I see a distinction between anthropomorphic animals (such as Omaha and Chuck — they’re ‘funny animals’, according to Reed) and furries (humans with a fetish for animalistic appearance and emulated behavior).
Wampus Country is very much toward the funny animals end of things than the people who dress funny.
“Funny Animals” are a subset of furry, as are lifestylers.
The distinction you are making would exclude most of the seminal works of furry fandom[1] along with many of the major artists.
[1] Including Omaha, which was one of the things that helped create furry fandom in the first place.
Such considerations are also relevant in a game where the PCs are actually immortal, or at least within a stone’s throw of it. I don’t know how Vampire deals with it, I guess something similar. Exalted and Nobilis sound like likely candidates too.

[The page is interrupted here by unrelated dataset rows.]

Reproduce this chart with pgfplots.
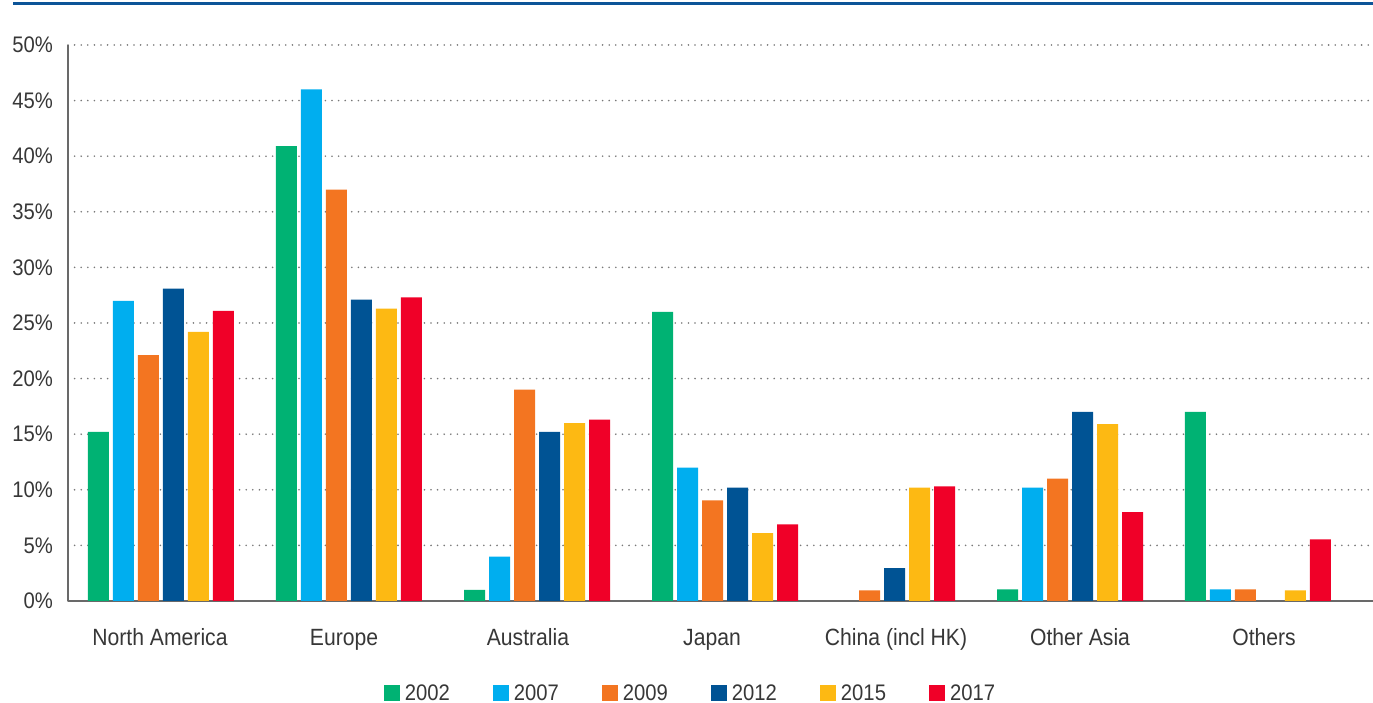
\documentclass[border=0pt]{standalone}
\usepackage{pgfplots}
\pgfplotsset{compat=1.18}
\usepackage{fontspec}
\setmainfont{Liberation Sans}[FakeStretch=0.9]
\definecolor{c2002}{RGB}{0,178,115}
\definecolor{c2007}{RGB}{0,174,239}
\definecolor{c2009}{RGB}{243,117,33}
\definecolor{c2012}{RGB}{0,83,148}
\definecolor{c2015}{RGB}{253,185,19}
\definecolor{c2017}{RGB}{240,0,40}
\definecolor{topblue}{RGB}{12,84,152}
\definecolor{txt}{RGB}{55,55,55}
\definecolor{axisgray}{RGB}{105,105,105}
\definecolor{gridgray}{RGB}{120,120,120}
% group centres (in category units; labels sit at 0,...,6)
% NA 0.005, Europe 1.027, Australia 2.049, Japan 3.071, China 3.924, Other Asia 4.946, Others 5.967
\begin{document}
\begin{tikzpicture}
\useasboundingbox (0pt,0pt) rectangle (1373pt,703pt);
\draw[line width=2.4pt, topblue] (13pt,699.5pt) -- (1373pt,699.5pt);
\begin{axis}[
  at={(68pt,102pt)}, anchor=south west,
  scale only axis, width=1305pt, height=556pt,
  xmin=-0.5, xmax=6.592, ymin=0, ymax=50,
  ybar=4pt, bar width=21pt,
  axis x line*=bottom, axis y line*=left,
  x axis line style={-, axisgray, line width=2.5pt},
  y axis line style={-, axisgray, line width=2pt},
  xtick={0,...,6},
  xticklabels={North America, Europe, Australia, Japan, China (incl HK), Other Asia, Others},
  ytick={0,5,...,50},
  yticklabels={0\%,5\%,10\%,15\%,20\%,25\%,30\%,35\%,40\%,45\%,50\%},
  major tick length=0pt,
  ymajorgrids,
  grid style={gridgray, line width=1.8pt, line cap=round, dash pattern=on 0pt off 6.6pt},
  yticklabel style={font=\fontsize{22.5}{27}\selectfont, text=txt, inner sep=0pt, anchor=east, xshift=-15pt},
  xticklabel style={font=\fontsize{23.5}{28}\selectfont, text=txt, inner sep=0pt, anchor=base, yshift=-45pt},
  legend columns=6,
  legend style={at={(0.4762,-0.1655)}, anchor=center, draw=none, fill=none,
    font=\fontsize{22.5}{27}\selectfont, text=txt,
    nodes={inner sep=0pt},
    /tikz/every odd column/.append style={column sep=5pt},
    /tikz/every even column/.append style={column sep=43pt}},
  sq/.style={legend image code/.code={\fill[##1] (0pt,-8pt) rectangle (16pt,8pt);}},
]
\addplot[fill=c2002, draw=none, sq] coordinates {(0.005,15.2) (1.027,40.9) (2.049,1.0) (3.071,26.0) (4.946,1.05) (5.967,17.0)};
\addplot[fill=c2007, draw=none, sq] coordinates {(0.005,27.0) (1.027,46.0) (2.049,4.0) (3.071,12.0) (4.946,10.2) (5.967,1.05)};
\addplot[fill=c2009, draw=none, sq] coordinates {(0.005,22.1) (1.027,37.0) (2.049,19.0) (3.071,9.05) (3.924,0.96) (4.946,11.0) (5.967,1.05)};
\addplot[fill=c2012, draw=none, sq] coordinates {(0.005,28.1) (1.027,27.1) (2.049,15.2) (3.071,10.2) (3.924,2.95) (4.946,17.0)};
\addplot[fill=c2015, draw=none, sq] coordinates {(0.005,24.2) (1.027,26.3) (2.049,16.0) (3.071,6.1) (3.924,10.2) (4.946,15.9) (5.967,0.96)};
\addplot[fill=c2017, draw=none, sq] coordinates {(0.005,26.1) (1.027,27.3) (2.049,16.3) (3.071,6.9) (3.924,10.3) (4.946,8.0) (5.967,5.55)};
\legend{2002,2007,2009,2012,2015,2017}
\end{axis}
\end{tikzpicture}
\end{document}
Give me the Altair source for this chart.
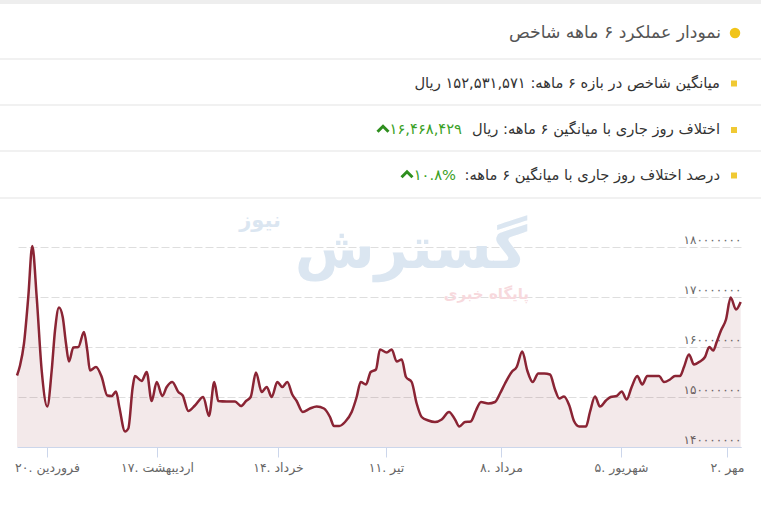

I have a general principle of trying to make PC death the player’s responsibility: if the character’s player feels they should die in that situation, that’s what happens. Otherwise, It Gets Worse. Hopara is fairly explicit about this deal. (On a side note I intend to see if Hopara can be awesomed up a bit, sometime this week. Yeah, on top of everything else I have to do, deal with it)
Oh, Mystic Empyrean is another example of a game where you play an immortal (you play a personification of something, so a bit like Nobilis AIUI).